Take one container of firm tofu, cut it into 6 rectangular pieces, and fry it over medium high heat until golden on one side. Turn over and cook the other side until golden. Add a couple tablespoons of worcestershire or steak sauce. Most of it will cook away and what remains will glaze the tofu.

While the tofu is cooking, mix up the following ingredients in a bowl or food processor: 1/3 cup miso, 2 T. mirin, 2 teaspoons fresh ginger, 1 garlic clove, 1 t. sesame oil, a splash of soy sauce, 2-3 T. mayonnaise, and some salt and pepper. I didn't have enough mirin, so I used water to thin the sauce.

Put the sauce on the tofu pieces and put them under the broiler until the sauce blisters. Add a dollop more sauce and garnish with slivered green onions and slivered red peppers.

I also used a little of the miso sauce in a salad dressing I made up to go with this meal. It was about 1 T. soy sauce, 1 T. balsamic vinegar, 1 T. miso sauce, 1 t. sugar, salt, pepper, and olive oil. I put grapes in the salad, which I wasn't sure would work with the japanese tasting sauce, but it was great. I also put in the extra scallions and red peppers from the tofu dish, and some pine nuts I had in the freezer. It was yummy.

To round out the meal, I served roasted asparagus. Just drizzle olive oil, salt and pepper over asparagus and stick it in the oven at about 350 for 20 minutes. We took the whole meal out on the patio and enjoyed the first outdoor meal of many for the season. Welcome, spring!

Things I'd do differently next time: Make more tofu. We loved it and could have eaten more.

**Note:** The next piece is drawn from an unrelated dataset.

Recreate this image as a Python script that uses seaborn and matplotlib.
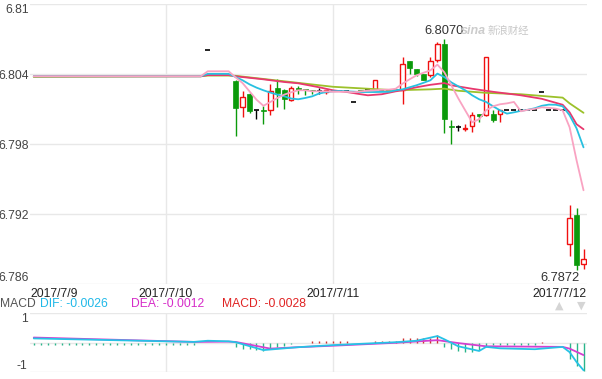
import matplotlib
matplotlib.use("Agg")
import matplotlib.pyplot as plt
import seaborn as sns

# hours counted from 2017/7/10 00:00, one candle per hour
candle_hours = [6, 10, 11, 12, 13, 14, 15, 16, 17, 18, 19, 20, 21, 22, 23, 24, 25, 26, 27, 28,
                29, 30, 31, 32, 33, 34, 35, 36, 37, 38, 39, 40, 41, 42, 43, 44, 45, 46, 47, 48,
                49, 50, 51, 52, 53, 54, 55, 56, 57, 58, 59, 60]
opens = [6.8061, 6.80343, 6.80120, 6.80235, 6.80097, 6.80097, 6.80097, 6.80286, 6.80263, 6.80177,
         6.80283, 6.80277, 6.80269, 6.80257, 6.80248, 6.80257, 6.80257, 6.80257, 6.80163, 6.80269,
         6.80263, 6.80263, 6.80263, 6.80263, 6.80263, 6.80263, 6.80511, 6.80443, 6.80406, 6.80391,
         6.80526, 6.80663, 6.79957, 6.79946, 6.79935, 6.79954, 6.80063, 6.80049, 6.80057, 6.80057,
         6.80097, 6.80097, 6.80097, 6.80097, 6.80097, 6.80246, 6.80097, 6.80097, 6.80097, 6.78943,
         6.79192, 6.78778]
highs = [6.8061, 6.80349, 6.80257, 6.80240, 6.80097, 6.80132, 6.80320, 6.80361, 6.80271, 6.80300,
         6.80300, 6.80277, 6.80269, 6.80283, 6.80263, 6.80257, 6.80257, 6.80257, 6.80163, 6.80269,
         6.80263, 6.80355, 6.80263, 6.80263, 6.80263, 6.80548, 6.80511, 6.80443, 6.80406, 6.80548,
         6.80677, 6.80700, 6.80006, 6.79963, 6.79978, 6.80077, 6.80063, 6.80548, 6.80091, 6.80097,
         6.80097, 6.80097, 6.80097, 6.80097, 6.80097, 6.80246, 6.80097, 6.80097, 6.80097, 6.79283,
         6.79254, 6.78900]
lows = [6.8061, 6.79869, 6.80034, 6.80068, 6.80019, 6.79977, 6.80053, 6.80117, 6.80100, 6.80169,
        6.80235, 6.80226, 6.80235, 6.80229, 6.80235, 6.80257, 6.80257, 6.80257, 6.80163, 6.80254,
        6.80263, 6.80263, 6.80263, 6.80263, 6.80263, 6.80149, 6.80406, 6.80383, 6.80355, 6.80377,
        6.80505, 6.79897, 6.79806, 6.79914, 6.79914, 6.79906, 6.79991, 6.80040, 6.79991, 6.79989,
        6.80097, 6.80097, 6.80097, 6.80097, 6.80097, 6.80246, 6.80097, 6.80097, 6.80097, 6.78843,
        6.78720, 6.78735]
closes = [6.8061, 6.80111, 6.80209, 6.80085, 6.80097, 6.80087, 6.80257, 6.80237, 6.80192, 6.80286,
          6.80269, 6.80263, 6.80254, 6.80257, 6.80263, 6.80257, 6.80257, 6.80257, 6.80163, 6.80254,
          6.80263, 6.80355, 6.80263, 6.80263, 6.80263, 6.80492, 6.80457, 6.80406, 6.80355, 6.80511,
          6.80663, 6.80020, 6.79948, 6.79946, 6.79943, 6.80049, 6.80040, 6.80548, 6.80006, 6.80091,
          6.80097, 6.80097, 6.80097, 6.80097, 6.80097, 6.80246, 6.80097, 6.80097, 6.80097, 6.79169,
          6.78763, 6.78815]

# moving average lines, read at their vertices
ma5_hours = [-19, 5, 6, 9, 10, 11, 12, 13, 14, 15, 16, 17, 18, 19, 20, 21, 22, 23, 24, 25, 26, 27,
             28, 29, 30, 31, 32, 33, 34, 35, 36, 37, 38, 39, 40, 41, 42, 43, 44, 45, 46, 47, 48,
             49, 50, 51, 52, 53, 54, 55, 56, 57, 58, 59, 60]
ma5 = [6.80383, 6.80383, 6.80426, 6.80426, 6.80374, 6.80325, 6.80254, 6.80183, 6.80130, 6.80163,
       6.80197, 6.80226, 6.80246, 6.80263, 6.80263, 6.80254, 6.80254, 6.80254, 6.80250, 6.80250,
       6.80250, 6.80246, 6.80254, 6.80259, 6.80263, 6.80267, 6.80269, 6.80276, 6.80320, 6.80357,
       6.80391, 6.80413, 6.80434, 6.80483, 6.80417, 6.80306, 6.80194, 6.80091, 6.79989, 6.80014,
       6.80091, 6.80126, 6.80143, 6.80151, 6.80163, 6.80083, 6.80096, 6.80104, 6.80117, 6.80113,
       6.80106, 6.80091, 6.79946, 6.79663, 6.79406]
ma10_hours = [-19, 5, 6, 9, 10, 11, 12, 13, 14, 15, 16, 17, 18, 19, 20, 21, 22, 23, 24, 25, 26, 28,
              30, 32, 33, 34, 36, 37, 38, 39, 40, 41, 42, 43, 44, 45, 46, 47, 48, 49, 50, 51, 52,
              53, 54, 55, 56, 57, 58, 59, 60]
ma10 = [6.80383, 6.80383, 6.80404, 6.80404, 6.80377, 6.80349, 6.80314, 6.80286, 6.80263, 6.80243,
        6.80226, 6.80211, 6.80192, 6.80186, 6.80197, 6.80211, 6.80235, 6.80248, 6.80254, 6.80257,
        6.80254, 6.80248, 6.80248, 6.80250, 6.80263, 6.80271, 6.80306, 6.80327, 6.80349, 6.80406,
        6.80376, 6.80331, 6.80297, 6.80263, 6.80220, 6.80186, 6.80163, 6.80126, 6.80091, 6.80063,
        6.80074, 6.80087, 6.80096, 6.80109, 6.80130, 6.80140, 6.80139, 6.80126, 6.80049, 6.79937,
        6.79774]
ma20_hours = [-19, 5, 6, 9, 10, 14, 17, 19, 22, 24, 26, 28, 29, 31, 33, 34, 36, 38, 40, 41, 44, 47,
              51, 54, 57, 58, 59, 60]
ma20 = [6.80383, 6.80383, 6.80393, 6.80393, 6.80383, 6.80357, 6.80334, 6.80323, 6.80289, 6.80263,
        6.80248, 6.80229, 6.80220, 6.80229, 6.80254, 6.80263, 6.80289, 6.80310, 6.80325, 6.80306,
        6.80276, 6.80250, 6.80220, 6.80190, 6.80139, 6.80074, 6.79972, 6.79929]
ma30_hours = [-19, 5, 6, 9, 10, 24, 33, 38, 40, 42, 46, 51, 57, 58, 60]
ma30 = [6.80377, 6.80383, 6.80389, 6.80389, 6.80387, 6.80293, 6.80263, 6.80271, 6.80277, 6.80259,
        6.80241, 6.80229, 6.80200, 6.80151, 6.80070]

# MACD panel
hist_hours = list(range(-19, 61))
hist = ([-0.09] * 24 + [0.0] * 5
        + [-0.15, -0.21, -0.23, -0.26, -0.29, -0.23, -0.15, -0.11, -0.06]
        + [0.0, 0.0] + [0.04] * 6 + [0.0] * 3 + [0.04] * 4
        + [0.14, 0.17, 0.16, 0.14, 0.17, 0.25]
        + [-0.15, -0.23, -0.29, -0.32, -0.32, -0.26, -0.15]
        + [-0.09] * 7 + [0.03] + [-0.03] * 3 + [-0.55, -0.81, -0.97])
dif_hours = [-19, 4, 6, 9, 10, 14, 19, 24, 33, 36, 39, 40, 42, 45, 46, 48, 53, 57, 58, 59, 60]
dif = [0.14, 0.02, 0.06, 0.04, 0.01, -0.26, -0.16, -0.09, 0.01, 0.06, 0.22, 0.11, -0.13, -0.29,
       -0.15, -0.20, -0.23, -0.15, -0.33, -0.67, -0.95]
dea_hours = [-19, 4, 9, 10, 15, 19, 24, 33, 39, 42, 46, 57, 58, 59, 60]
dea = [0.17, 0.02, 0.03, 0.02, -0.21, -0.16, -0.11, -0.01, 0.08, -0.02, -0.13, -0.15, -0.21,
       -0.32, -0.43]

price_ticks = [6.786, 6.792, 6.798, 6.804, 6.81]
price_labels = ["6.786", "6.792", "6.798", "6.804", "6.81"]
date_pos = [-19.5, 0, 24, 60.5]
date_labels = ["2017/7/9", "2017/7/10", "2017/7/11", "2017/7/12"]

sns.set_style("white")
plt.rcParams['font.family'] = ['Liberation Sans', 'Noto Sans CJK SC', 'DejaVu Sans']
plt.rcParams['font.size'] = 8.7
FS = 8.7

W, H = 602, 379
fig = plt.figure(figsize=(W / 100, H / 100), dpi=100)
ax = fig.add_axes([30.3 / W, (H - 284.3) / H, 556.7 / W, 280 / H])
ax2 = fig.add_axes([30.3 / W, (H - 371.7) / H, 556.7 / W, 58.4 / H])

grid_c = "#e8e8e8"
red, green = "#f01010", "#0b9a0b"

for a in (ax, ax2):
    for s in a.spines.values():
        s.set_visible(False)
    a.set_xlim(-19.5, 60.5)
    a.grid(axis="y", color=grid_c, lw=1)
    a.grid(axis="x", visible=False)
    for d in (0, 24):
        a.axvline(d, color=grid_c, lw=1, zorder=0)
    a.tick_params(length=0, colors="#444444")

# candles
bw = 0.72
for h, o, hi, lo, c in zip(candle_hours, opens, highs, lows, closes):
    if c > o:
        col = red
    elif c < o:
        col = green
    else:
        col = "black"
    ax.vlines(h, lo, hi, color=col, lw=1, zorder=2)
    if c == o:
        ax.hlines(o, h - bw / 2, h + bw / 2, color=col, lw=1.2, zorder=2)
    elif c > o:
        ax.bar(h, c - o, bottom=o, width=bw * 0.85, facecolor="white", edgecolor=col, lw=1, zorder=2)
    else:
        ax.bar(h, o - c, bottom=c, width=bw, facecolor=col, edgecolor=col, lw=0.5, zorder=2)

sns.lineplot(x=ma30_hours, y=ma30, ax=ax, color="#9cc12a", lw=1.3, zorder=3)
sns.lineplot(x=ma20_hours, y=ma20, ax=ax, color="#e8386e", lw=1.3, zorder=3)
sns.lineplot(x=ma10_hours, y=ma10, ax=ax, color="#27c0e0", lw=1.3, zorder=3)
sns.lineplot(x=ma5_hours, y=ma5, ax=ax, color="#f9a3c2", lw=1.3, zorder=3)

ax.set_ylim(6.786, 6.81)
ax.set_yticks(price_ticks)
ax.set_yticklabels(price_labels)
ax.tick_params(axis="y", pad=1, labelsize=FS)
ylabs = ax.get_yticklabels()
ylabs[0].set_va("bottom")
ylabs[-1].set_va("top")
ax.set_xticks(date_pos)
ax.set_xticklabels(date_labels, color="#222222")
ax.tick_params(axis="x", pad=3, labelsize=FS)
xlabs = ax.get_xticklabels()
xlabs[0].set_ha("left")
xlabs[-1].set_ha("right")
ax.set_xlabel("")
ax.set_ylabel("")

hi_i = highs.index(max(highs))
ax.annotate(f"{highs[hi_i]:.4f}", xy=(candle_hours[hi_i], highs[hi_i]), xytext=(0, 2),
            textcoords="offset points", ha="center", va="bottom", color="#333333", fontsize=9.3)
lo_i = lows.index(min(lows))
ax.annotate(f"{lows[lo_i]:.4f}", xy=(candle_hours[lo_i], lows[lo_i]), xytext=(2, -1),
            textcoords="offset points", ha="right", va="top", color="#333333", fontsize=9.3)

fig.text(461 / W, 1 - 31 / H, "sina", color="#cccccc", fontsize=9, fontweight="bold",
         style="italic", va="center", ha="left")
fig.text(488 / W, 1 - 31 / H, "新浪财经", color="#c8c8c8", fontsize=7.5, va="center", ha="left")

# MACD
for h, v in zip(hist_hours, hist):
    if v != 0:
        ax2.vlines(h, 0, v, color="#d03030" if v > 0 else "#2ab58a", lw=1, zorder=2)
sns.lineplot(x=dea_hours, y=dea, ax=ax2, color="#d43fd0", lw=1.3, zorder=3)
sns.lineplot(x=dif_hours, y=dif, ax=ax2, color="#26c2e6", lw=1.3, zorder=3)
ax2.set_ylim(-1, 1)
ax2.set_yticks([-1, 0, 1])
ax2.set_yticklabels(["-1", "", "1"])
ax2.tick_params(axis="y", pad=2, labelsize=FS)
mlabs = ax2.get_yticklabels()
mlabs[0].set_va("bottom")
mlabs[-1].set_va("top")
ax2.set_xticks([])
ax2.set_xlabel("")
ax2.set_ylabel("")

ty = 1 - 304 / H
fig.text(0, ty, "MACD", color="#555555", fontsize=FS, va="center")
fig.text(40 / W, ty, "DIF: -0.0026", color="#1fb8e8", fontsize=FS, va="center")
fig.text(131 / W, ty, "DEA: -0.0012", color="#d62cc8", fontsize=FS, va="center")
fig.text(222 / W, ty, "MACD: -0.0028", color="#e02424", fontsize=FS, va="center")
fig.text(559 / W, 1 - 306 / H, "▲", color="#d5d5d5", fontsize=8, va="center", ha="center",
         family="DejaVu Sans")
fig.text(581 / W, 1 - 306 / H, "▼", color="#d5d5d5", fontsize=8, va="center", ha="center",
         family="DejaVu Sans")

fig.savefig("out.png", dpi=100)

Approximate cost to prepare:
1 tub firm tofu: $1.20 (Trader Joe's organic)
1 slivered scallion and 1/8 of a red pepper: $.50 (?)
1/3 cup white miso: $1.50 (the whole container cost a little over $4.00 and I used about 1/3 of the container)
2 T. mirin - $.25 (a bottle costs about $3.00)
2 t. fresh ginger - $.25
garlic clove, salt pepper, soy sauce - negligible
1 t. roasted ssesame oil - $.25 (about .80 per ounce at Safeway)
3 T. mayo - $.50 (.17 per ounce)
TOTAL - $4.45 for 2 people and I had a lot of sauce left over.